A BALAZUC et aux PECHEURS, la conformation plus escarpée des habitats et la présence de fonds de gorges plus étroits ont dû favoriser l’abattage de l’espèce la mieux adaptée aux forts dénivelés, le bouquetin. Les autres herbivores, très mal représentés, nous informent de l’existence d’autres milieux écologiques parcourus par les prédateurs (hommes ou Carnivores) : forêts, prairie-parcs, larges vallées. Ces deux types d’assemblages révèlent un type majoritaire de collecte extrêmement localisé. La part des hommes dans les accumulations est faible, les loups étant dans ces deux sites les principaux prédateurs. Rappelons donc ici quelques données offertes par l’éthologie (chp. 4.1.1.) : « En fonction de la taille de la meute et de la diversité et de l’abondance des proies présentes dans l’environnement, les loups peuvent adopter une chasse spécialisée pour une espèce particulière.

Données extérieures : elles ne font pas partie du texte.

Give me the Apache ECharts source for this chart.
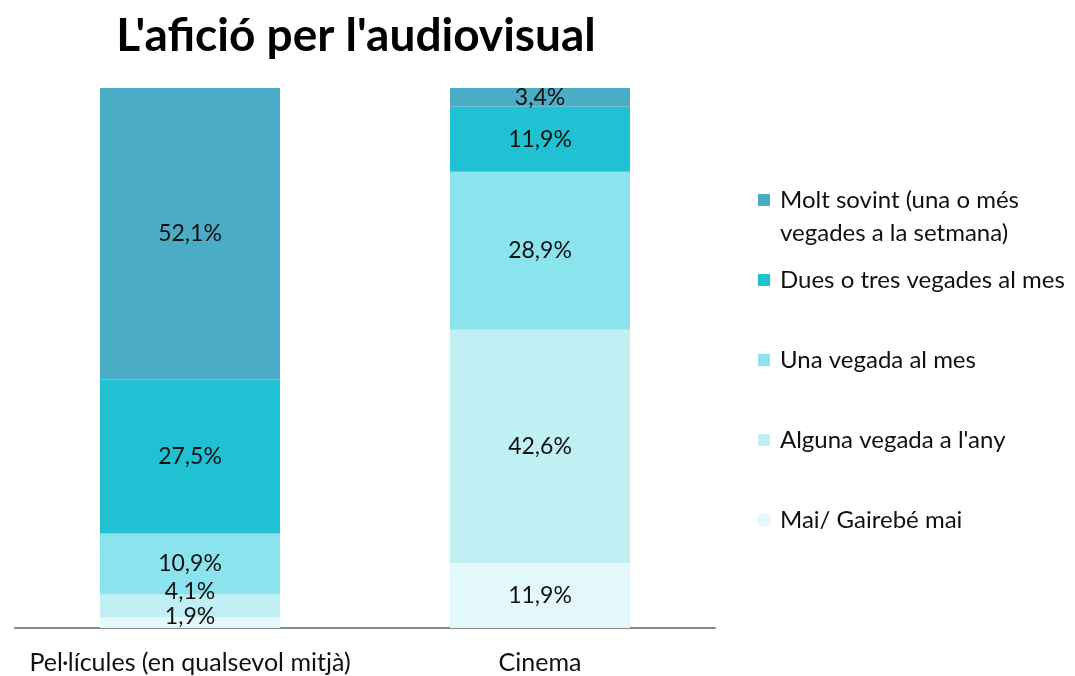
<!DOCTYPE html>
<html>
<head>
<meta charset="utf-8">
<script src="https://cdn.jsdelivr.net/npm/echarts@6/dist/echarts.min.js"></script>
<style>
  html, body { margin: 0; padding: 0; background: #fff; }
  #chart { width: 1075px; height: 676px; }
</style>
</head>
<body>
<div id="chart"></div>
<script>
// categories and series (percentages as printed on the chart)
const categories = ['Pel·lícules (en qualsevol mitjà)', 'Cinema'];
const seriesNames = [
  'Molt sovint (una o més vegades a la setmana)',
  'Dues o tres vegades al mes',
  'Una vegada al mes',
  "Alguna vegada a l'any",
  'Mai/ Gairebé mai'
];
const moltSovint = [52.1, 3.4];
const duesTres = [27.5, 11.9];
const unaVegada = [10.9, 28.9];
const algunaVegada = [4.1, 42.6];
const maiGairebe = [1.9, 11.9];

const colors = ['#4BACC6', '#1FC1D3', '#8BE4ED', '#C1F0F4', '#E3F8FA'];
const fontFam = 'Lato, "Open Sans", sans-serif';

const rows = [moltSovint, duesTres, unaVegada, algunaVegada, maiGairebe];
// 100% stacked: each column normalised by its own total
const totals = categories.map((_, i) => rows.reduce((s, r) => s + r[i], 0));

// small nudges for labels on thin segments
const labelShift = { '3-0': [0, -14], '4-0': [0, -6] };

const chart = echarts.init(document.getElementById('chart'));

// stack from the bottom: last series first
const series = rows.map((vals, si) => ({
  name: seriesNames[si],
  type: 'bar',
  stack: 'total',
  barWidth: 180,
  itemStyle: { color: colors[si] },
  label: {
    show: true,
    position: 'inside',
    color: '#111',
    fontSize: 23,
    fontFamily: fontFam,
    formatter: p => vals[p.dataIndex].toFixed(1).replace('.', ',') + '%'
  },
  data: vals.map((v, ci) => {
    const item = { value: v / totals[ci] * 100 };
    if (labelShift[si + '-' + ci]) item.label = { offset: labelShift[si + '-' + ci] };
    return item;
  })
})).reverse();

chart.setOption({
  animation: false,
  title: {
    text: "L'afició per l'audiovisual",
    left: 351,
    textAlign: 'center',
    top: 8,
    textStyle: { fontSize: 46, fontWeight: 'bold', fontFamily: fontFam, color: '#000' }
  },
  legend: {
    orient: 'vertical',
    left: 758,
    top: 185,
    padding: 0,
    itemWidth: 12,
    itemHeight: 12,
    itemGap: 50,
    icon: 'rect',
    textStyle: { fontSize: 24, fontFamily: fontFam, color: '#111', lineHeight: 30, padding: [0, 0, 0, 5] },
    formatter: name => name === seriesNames[0] ? 'Molt sovint (una o més' : name,
    data: seriesNames
  },
  graphic: [{
    type: 'text',
    left: 780,
    top: 218,
    style: { text: 'vegades a la setmana)', fontSize: 24, lineHeight: 30, fontFamily: fontFam, fill: '#111' }
  }],
  grid: { left: 15, width: 700, top: 88, height: 540 },
  xAxis: {
    type: 'category',
    data: categories,
    axisLine: { lineStyle: { color: '#888', width: 2 } },
    axisTick: { show: false },
    axisLabel: { interval: 0, fontSize: 25, fontFamily: fontFam, color: '#111', margin: 22 }
  },
  yAxis: {
    type: 'value',
    min: 0,
    max: 100,
    show: false
  },
  series
});
</script>
</body>
</html>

Ce sont généralement les ongulés typiques d’une région ou d’un habitat qui constituent la base du régime alimentaire du loup. ».  A Balazuc et aux Pêcheurs, la proie privilégiée des loups a été le bouquetin.

A SAINT-MARCEL, les stratégies de prélèvement sont différentes. Les très fortes proportions de cerfs et de daims observées dans les couches supérieures et la couche u indiquent clairement un choix de la part des Néanderthaliens (absence d’autres prédateurs). En effet, tout en tenant compte de l’influence de l’environnement boisé sur la sélection de ces espèces, d’autres herbivores comme les chevreuils et les sangliers peuplent les forêts. Le bouquetin, partout présent dans la séquence, est également une espèce locale (position du site en plein cœur des gorges de l’Ardèche) et sédentaire. La prédilection des chasseurs de Saint-Marcel pour ce gibier impliquerait alors une sélection influencée soit par des techniques de chasse mieux adaptées, soit par un meilleur rapport quantité de viande/facilité d’abattage.

Enfin, à l’abri du MARAS, l’ensemble supérieur montre une présence du renne supérieure à la moitié des restes déterminés. La dominance de cette espèce reste néanmoins peu marquée. Au vu des autres associations fauniques du gisement, cette brève supériorité serait plus due aux variations du climat, très rigoureux dans cet ensemble, qu’à une réelle sélection humaine (pas de Carnivores). Les spectres fauniques du niveau 1 et des couches supérieures sont en effet assez révélateurs de la variété animale offerte par l’environnement. A quelques kilomètres de la vallée du Rhône, le Maras permettait aux hommes d’accéder rapidement aux grands troupeaux de rennes, de chevaux et de bisons. Le renne étant le gibier le plus facile des trois, cela expliquerait qu’il ait été apporté à l’habitat en plus grande quantité. Les petites quantités de cerfs et de chevreuils représentées dans ces niveaux sont cohérentes avec le recul des forêts durant ces périodes froides et arides. En revanche, dans l’ensemble inférieur, le retour de ces espèces de milieux boisés au détriment du renne et du bison révèle l’adoucissement du climat. Les chevaux, toujours présents en quantités non négligeables, indiquent la persistance des milieux ouverts. Dans cet abri, le prélèvement des proies apparaît donc assez révélateur des proportions offertes par les environnements qui se sont succédé au fil des occupations humaines.

Dans les autres sites et les autres niveaux, les espèces dominantes ne dépassent pas les 50 % du spectre des ongulés en NRDt, à l’exception de la couche 3 de Flandin où le cerf atteint 52,7 % du NRDt mais seulement le quart du NMI. Elles sont associées dans ces assemblages à des espèces secondaires plus variées et bien mieux représentées. C’est notamment le cas de l’ensemble F de PAYRE, où les cerfs partagent le spectre avec les chevaux, les grands Bovidés, les rhinocéros, les chevreuils et les tahrs, de la BAUME FLANDIN qui associe, de même, les cerfs chevaux, aux grands Bovidés et aux chevreuils, et du MARAS (ensemble inférieur et niveau 1) et du FIGUIER, qui divisent leurs liste faunique entre rennes et cerfs d’une part, et chevaux, Bovinés, chevreuils et sangliers d’autre part (bouquetins et chamois en plus pour le Figuier). Malgré la dominance persistante d’un herbivore, l’approvisionnement est plus diversifié, mettant à profit de façon plus équilibrée les diverses niches écologiques présentes dans l’environnement.